A fin de contrarrestar esta tendencia, Keynes abogaba por
substituir cualquier sistema en el que “el proceso de ajuste sea obligatorio
para el deudor y voluntario para el acreedor” por otro en el que la fuerza del
ajuste recaiga simétricamente sobre deudores y acreedores.
La solución de Keynes fue una Unión de Compensación
Internacional (UCI) que subscribirían las principales economías. Aunque
mantendrían su propia moneda y sus respectivos bancos centrales, sus miembros
acordarían la denominación de todos los pagos en una unidad de contabilidad
común –que Keynes denominó el “bancor”— y la compensación de todos los pagos
internacionales por medio de la UCI.
Inicialmente, a la cuenta de reserva de cada Estado miembro
con la UCI se le abonaría una suma de bancores proporcional a su participación
en el comercio mundial. A partir de ahí, a cada uno se le abonarían bancores
extra en proporción a sus exportaciones netas. Una vez establecida, la UCI
gravaría fiscalmente de manera simétrica los superávits y déficits
persistentes, a fin de anular el mecanismo de retroalimentación negativo entre
flujos de capital desequilibrados, volatilidad, demanda agregada global inadecuada
y desempleo innecesario distribuidos de manera desigual alrededor del mundo.
La propuesta de Keynes no carecía de problemas. Contemplaba
divisas fijas, lo que requeriría sobregiros limitados para aquellos países que
incurren en dáficits crónicos y entrañaría un regateo constante entre los
ministros de economía para reajustar los tipos de cambio y de interés. Y los
controles financieros rígidos, que dan a los burócratas un poder discrecional
desorbitado sobre las transferencias de capital, equivalen a un error fatal.

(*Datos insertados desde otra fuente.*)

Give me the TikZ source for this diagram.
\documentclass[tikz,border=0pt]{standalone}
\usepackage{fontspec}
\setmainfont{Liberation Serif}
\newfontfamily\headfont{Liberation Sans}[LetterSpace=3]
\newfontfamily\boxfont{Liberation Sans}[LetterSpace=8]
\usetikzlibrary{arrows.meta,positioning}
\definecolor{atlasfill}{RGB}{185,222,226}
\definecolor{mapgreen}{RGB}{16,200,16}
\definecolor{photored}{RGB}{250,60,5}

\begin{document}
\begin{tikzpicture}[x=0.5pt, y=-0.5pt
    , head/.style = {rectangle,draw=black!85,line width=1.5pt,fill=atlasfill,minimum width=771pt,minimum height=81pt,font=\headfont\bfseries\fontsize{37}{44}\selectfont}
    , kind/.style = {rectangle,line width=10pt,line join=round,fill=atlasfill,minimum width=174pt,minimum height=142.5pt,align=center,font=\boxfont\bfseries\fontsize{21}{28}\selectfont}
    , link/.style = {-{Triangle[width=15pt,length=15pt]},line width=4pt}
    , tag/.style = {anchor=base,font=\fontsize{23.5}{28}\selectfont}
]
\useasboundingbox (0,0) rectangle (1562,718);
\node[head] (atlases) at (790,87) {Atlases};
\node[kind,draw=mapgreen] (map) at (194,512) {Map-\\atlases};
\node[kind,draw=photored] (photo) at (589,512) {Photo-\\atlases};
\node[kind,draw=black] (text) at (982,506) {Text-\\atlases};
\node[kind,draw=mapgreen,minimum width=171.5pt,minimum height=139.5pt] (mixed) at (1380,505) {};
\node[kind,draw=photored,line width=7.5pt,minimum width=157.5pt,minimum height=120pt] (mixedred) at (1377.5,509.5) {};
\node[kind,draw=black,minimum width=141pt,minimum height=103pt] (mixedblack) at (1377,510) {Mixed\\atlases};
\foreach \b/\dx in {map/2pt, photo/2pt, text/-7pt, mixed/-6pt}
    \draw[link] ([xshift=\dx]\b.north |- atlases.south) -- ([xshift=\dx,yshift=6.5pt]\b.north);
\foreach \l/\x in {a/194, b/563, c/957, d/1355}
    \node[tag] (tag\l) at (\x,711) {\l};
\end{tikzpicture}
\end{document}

Pero no hay razón por la que no se pueda diseñar una UCI con
tipos de cambio variables y reglas sencillas y automatizadas que minimicen el
poder discrecional de políticos y burócratas, a la vez que preservan las
ventajas de la idea original de Keynes para mantener bajo control los
desequilibrios globales.
Una nueva UCI o NUCI sería tal como Keynes la había
contemplado. Pero, en lugar del bancor
abstracto, presentaría una divisa digital común – llamémosla Kosmos – que
emitiría y regularía el FMI. El Fondo administraría Kosmos sobre la base de un
libro de contabilidad distribuido, digital y transparente, y un algoritmo que
ajustaría la oferta total de una forma
acordada previamente al volumen del comercio mundial, permitiendo un componente
contracíclico automático que impulse la oferta en momentos de desaceleración
general.
Los mercados cambiarios operarían tal como lo hacen hoy, y
el tipo de cambio entre Kosmos y diversas divisas variaría del mismo modo que
lo hacen los Derechos Especiales de Giro del FMI frente al dólar, el euro, el
yen, la libra y el renminbi. La diferencia, por supuesto, consistiría en que,
con la NUCI, los estados miembros permitirían que todos los pagos de uno a otro
pasaran por la cuenta Kosmos NUCI del banco central.

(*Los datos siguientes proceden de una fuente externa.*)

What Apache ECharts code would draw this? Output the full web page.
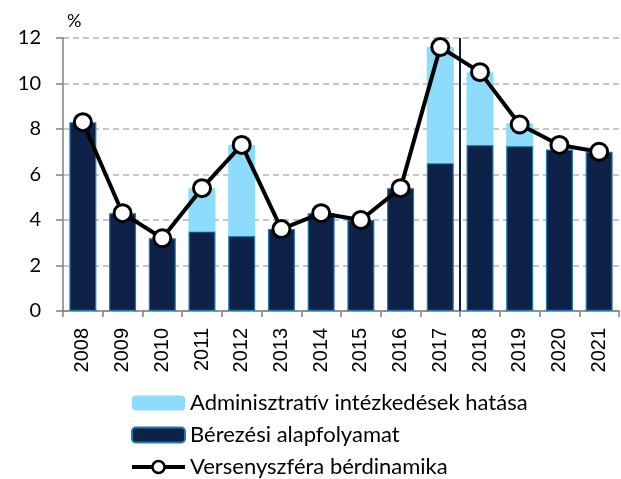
<!DOCTYPE html>
<html>
<head>
<meta charset="utf-8">
<script src="https://cdn.jsdelivr.net/npm/echarts@6/dist/echarts.min.js"></script>
<style>
html, body { margin: 0; padding: 0; background: #fff; }
#chart { width: 621px; height: 479px; }
</style>
</head>
<body>
<div id="chart"></div>
<script>
// adatok
const years = ['2008', '2009', '2010', '2011', '2012', '2013', '2014', '2015', '2016', '2017', '2018', '2019', '2020', '2021'];
const alap = [8.3, 4.3, 3.2, 3.5, 3.3, 3.6, 4.3, 4.0, 5.4, 6.5, 7.3, 7.25, 7.1, 7.0];
const admin = [0, 0, 0, 1.9, 4.0, 0, 0, 0, 0, 5.1, 3.2, 1.0, 0, 0];
const verseny = [8.3, 4.3, 3.2, 5.4, 7.3, 3.6, 4.3, 4.0, 5.4, 11.6, 10.5, 8.2, 7.3, 7.0];
const yTicks = [0, 2, 4, 6, 8, 10, 12];

const nameAdmin = 'Adminisztratív intézkedések hatása';
const nameAlap = 'Bérezési alapfolyamat';
const nameVerseny = 'Versenyszféra bérdinamika';

let myChart = echarts.init(document.getElementById('chart'));

let option = {
  animation: false,
  grid: { left: 63, right: 2, top: 38, bottom: 168, containLabel: false },
  legend: {
    orient: 'vertical',
    left: 130,
    top: 392,
    height: 140,
    padding: 0,
    itemWidth: 53,
    itemHeight: 15,
    itemGap: 10,
    data: [
      nameAdmin,
      nameAlap,
      { name: nameVerseny, lineStyle: { width: 4, color: '#000' }, itemStyle: { borderWidth: 2.5 } }
    ],
    textStyle: { fontFamily: 'Lato', fontSize: 22, color: '#000' }
  },
  xAxis: [
    {
      type: 'category',
      data: years,
      axisLine: { lineStyle: { color: '#808080', width: 1.5 } },
      axisTick: { show: true, length: 6, lineStyle: { color: '#808080', width: 1.5 } },
      axisLabel: { rotate: 90, fontFamily: 'Liberation Sans', fontSize: 20, color: '#000', margin: 17 }
    },
    { type: 'value', min: 0, max: 14, show: false }
  ],
  yAxis: {
    type: 'value',
    min: yTicks[0],
    max: yTicks[yTicks.length - 1],
    interval: 2,
    name: '%',
    nameLocation: 'end',
    nameGap: 8,
    nameTextStyle: { fontFamily: 'Lato', fontSize: 18, color: '#000', align: 'left', padding: [0, 0, 0, 4] },
    axisLine: { show: true, lineStyle: { color: '#808080', width: 1.5 } },
    axisTick: { show: true, length: 7, lineStyle: { color: '#808080', width: 1.5 } },
    axisLabel: { fontFamily: 'Lato', fontSize: 20, color: '#000', margin: 22 },
    splitLine: { lineStyle: { color: '#b4b4b4', type: [6, 4], width: 1.5 } }
  },
  series: [
    {
      name: nameAlap,
      type: 'bar',
      stack: 'ber',
      data: alap,
      barWidth: '68%',
      itemStyle: { color: '#0e2147', borderColor: '#2378ad', borderWidth: 1.2 }
    },
    {
      name: nameAdmin,
      type: 'bar',
      stack: 'ber',
      data: admin,
      itemStyle: { color: '#8ddcfc' }
    },
    {
      name: nameVerseny,
      type: 'line',
      data: verseny,
      symbol: 'circle',
      symbolSize: 17,
      lineStyle: { color: '#000', width: 4 },
      itemStyle: { color: '#fff', borderColor: '#000', borderWidth: 3 },
      z: 5
    },
    {
      // függőleges elválasztó 2017 és 2018 között
      type: 'line',
      xAxisIndex: 1,
      data: [],
      silent: true,
      markLine: {
        symbol: 'none',
        silent: true,
        label: { show: false },
        lineStyle: { color: '#0e2147', type: 'solid', width: 2 },
        data: [{ xAxis: 10 }]
      }
    }
  ]
};

myChart.setOption(option);
</script>
</body>
</html>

Para aprovechar todo el potencial del programa para mantener
los desequilibrios bajo control, se introducirían dos transferencias
estabilizadoras. En primer lugar, se cargaría anualmente un gravamen al
desequilibrio comercial en la cuenta de Kosmos de cada banco central, en
proporción a su déficit o superávit y se pagaría a un fondo común de la NICU.
En segundo lugar, las instituciones financieras privadas pagarían una tarifa al
mismo fondo de la NUCI en proporción a cualquier aumento de los flujos de capital
que salgan del país, lo que recuerda al aumento de precio que imponen empresas
como Uber durante las horas de mayor tráfico.
El gravamen por desequilibrio comercial está destinado a
motivar a los gobiernos de los países con superávit a que incrementen el gasto
y la inversión internos a la vez que reducen de manera sistemática el poder
adquisitivo internacional de los países con déficit. Los mercados cambiarios
tomarán esto en consideración, ajustando los tipos de cambio con más rapidez
como respuesta a los desequilibrios por cuenta corriente y anularán buena parte
de los flujos de capital que hoy sostienen un comercio desequilibrado de manera
crónica. De forma semejante, el recargo por “aumento” penalizará
automáticamente las entradas y salidas de capital especulativas, como en
manada, sin incrementar el poder discrecional de los burócratas o introducir
controles de capital inflexibles.
De repente, el mundo habrá adquirido, sin necesidad de
subscribir capital, un fondo soberano global de riqueza. Esto permitiría que la
transición a un sistema energético bajo en carbono se financiara a escala
global, y de modo tal, que estabilice la economía global por medio de
inversiones en investigación y desarrollo consagrados a la energía verde y a
tecnologías sostenibles.
Keynes era un adelantado a su tiempo: su propuesta precisaba
de tecnologías digitales y de mercados de divisas extranjeras que no existían
en los años 40. Pero hoy los tenemos, además de tener experiencia institucional
con sistemas internacionales de compensación. Necesitamos desesperadamente la
transición verde global que crearía automáticamente un Bretton Woods
keynesiano. Todo lo que nos hace falta es el proceso político. Y, ciertamente
un Roosevelt, convocar a las partes y catalizar el cambio.